Ultimately, she believes that the poetry of witness fails because it consoles, when poetry should not console, if consolation lessens the blow of what should, as Franz Kafka writes, take an axe to the frozen sea of our minds. For Keelan, a poem itself should not lessen the blow of tragedy, but rather, bring us more deeply into the mind or minds of those involved in the tragedy.” Claudia remembers her child self in the context of protest. She writes, “I will always be an incomplete version of the child in a civil rights parade. It is the configuration of her next word for which I’m listening now. Essentially unforgiven” (43). In Claudia’s beautiful ‘Rabbits,’ the will toward self-erasure is an ecstatic paean dedicated to the continuing world:

Pressed beyond zero                              I pressed my ear to her

I found a channel          & radioing        Came a colony

Rousseau’s rabbits                    A dream of population

                        A dream of unpreparing To prepare

A population of rabbits  I would never see But dream of

                                    Forever In my absence from them

In the generation the newest population I and my dream

                        Of them            Became her       Then it was I was under

I was below stars           I gave up my dream there

                                                                        Under as in beneath

A light so profound a light very possibly streaming

                        From a star Dead already thousands of years

And yet I saw it So you can see me As you see her

                        As I give up me For generations To prepare by (106)
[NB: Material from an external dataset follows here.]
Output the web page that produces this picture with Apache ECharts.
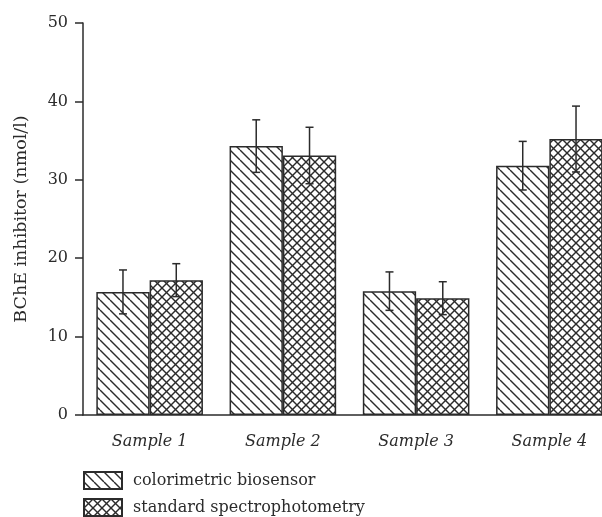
<!DOCTYPE html>
<html>
<head>
<meta charset="utf-8">
<script src="https://cdn.jsdelivr.net/npm/echarts@6/dist/echarts.min.js"></script>
<style>
html, body { margin: 0; padding: 0; background: #fff; }
#main { width: 602px; height: 517px; }
</style>
</head>
<body>
<div id="main"></div>
<script>
// data
var categories = ['Sample 1', 'Sample 2', 'Sample 3', 'Sample 4'];
var seriesNames = ['colorimetric biosensor', 'standard spectrophotometry'];
var colorimetric = [15.7, 34.3, 15.8, 31.8];
var colorimetricErr = [2.8, 3.35, 2.45, 3.1];
var standard = [17.2, 33.1, 14.9, 35.2];
var standardErr = [2.1, 3.6, 2.1, 4.2];
var yTicks = [0, 10, 20, 30, 40, 50];

var ink = '#2b2b2b';
var serif = '"DejaVu Serif", "Liberation Serif", serif';

// hatch fill, cross=true gives the diamond crosshatch
function makeHatch(size, cross) {
    var c = document.createElement('canvas');
    c.width = size;
    c.height = size;
    var ctx = c.getContext('2d');
    ctx.fillStyle = '#fff';
    ctx.fillRect(0, 0, size, size);
    ctx.strokeStyle = ink;
    ctx.lineWidth = 1.4;
    for (var k = -1; k <= 1; k++) {
        ctx.beginPath();
        ctx.moveTo(k * size, 0);
        ctx.lineTo(k * size + size, size);
        ctx.stroke();
        if (cross) {
            ctx.beginPath();
            ctx.moveTo(k * size, size);
            ctx.lineTo(k * size + size, 0);
            ctx.stroke();
        }
    }
    return c;
}

var diagFill = { image: makeHatch(10, false), repeat: 'repeat' };
var crossFill = { image: makeHatch(9, true), repeat: 'repeat' };

// error bars drawn on top of each bar, offset = position of bar centre within the band
function errorSeries(values, errs, offset) {
    var rows = [];
    for (var i = 0; i < values.length; i++) {
        rows.push([i, values[i] - errs[i], values[i] + errs[i]]);
    }
    return {
        type: 'custom',
        data: rows,
        z: 10,
        silent: true,
        renderItem: function (params, api) {
            var lo = api.coord([api.value(0), api.value(1)]);
            var hi = api.coord([api.value(0), api.value(2)]);
            var band = api.size([1, 0])[0];
            var x = lo[0] + band * offset;
            var cap = 4;
            var st = { stroke: ink, lineWidth: 1.5 };
            return {
                type: 'group',
                children: [
                    { type: 'line', shape: { x1: x, y1: lo[1], x2: x, y2: hi[1] }, style: st },
                    { type: 'line', shape: { x1: x - cap, y1: hi[1], x2: x + cap, y2: hi[1] }, style: st },
                    { type: 'line', shape: { x1: x - cap, y1: lo[1], x2: x + cap, y2: lo[1] }, style: st }
                ]
            };
        }
    };
}

// one legend block per row so they stack under the axis
function legendRow(name, top) {
    return {
        data: [name],
        left: 83,
        top: top,
        padding: 0,
        icon: 'rect',
        itemWidth: 38,
        itemHeight: 17,
        selectedMode: false,
        textStyle: { fontFamily: serif, fontSize: 16, color: ink, padding: [0, 0, 0, 6] }
    };
}

var myChart = echarts.init(document.getElementById('main'), null, { renderer: 'canvas' });
var option = {
    backgroundColor: '#fff',
    animation: false,
    textStyle: { fontFamily: serif },
    grid: {
        left: 83,
        top: 23,
        width: 533,
        height: 392,
        outerBoundsMode: 'none'
    },
    legend: [
        legendRow(seriesNames[0], 471),
        legendRow(seriesNames[1], 498)
    ],
    xAxis: {
        type: 'category',
        data: categories,
        axisLine: { lineStyle: { color: ink, width: 1.5 } },
        axisTick: { alignWithLabel: true, length: 8, lineStyle: { color: ink, width: 1.5 } },
        axisLabel: { fontFamily: serif, fontStyle: 'italic', fontSize: 16, color: ink, margin: 19 }
    },
    yAxis: {
        type: 'value',
        min: yTicks[0],
        max: yTicks[yTicks.length - 1],
        interval: 10,
        name: 'BChE inhibitor (nmol/l)',
        nameLocation: 'middle',
        nameGap: 53,
        nameTextStyle: { fontFamily: serif, fontSize: 17.5, color: ink },
        splitLine: { show: false },
        axisLine: { show: true, lineStyle: { color: ink, width: 1.5 } },
        axisTick: { show: true, length: 8, lineStyle: { color: ink, width: 1.5 } },
        axisLabel: { fontFamily: serif, fontSize: 16, color: ink, margin: 15 }
    },
    series: [
        {
            name: seriesNames[0],
            type: 'bar',
            data: colorimetric,
            barGap: '0%',
            barCategoryGap: '20%',
            itemStyle: { color: diagFill, borderColor: ink, borderWidth: 1.5 }
        },
        {
            name: seriesNames[1],
            type: 'bar',
            data: standard,
            barGap: '0%',
            barCategoryGap: '20%',
            itemStyle: { color: crossFill, borderColor: ink, borderWidth: 1.5 }
        },
        errorSeries(colorimetric, colorimetricErr, -0.2),
        errorSeries(standard, standardErr, 0.2)
    ]
};
myChart.setOption(option);
</script>
</body>
</html>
I have been carrying Claudia’s Ecstatic Émigré with me for months. It begins with a definition of ecstasy, “from existani, to ‘displace’” (9). And from displacement comes the eventual assemblage, ragged as a parasite’s pattern on a leaf, and sometimes as gorgeous. My break from making poems, then, is forested ecstasy. Claudia Keelan’s assemblage in Ecstatic Émigre: An Ethics of Practice is gorgeous, abundant, and important. I hold it towards you.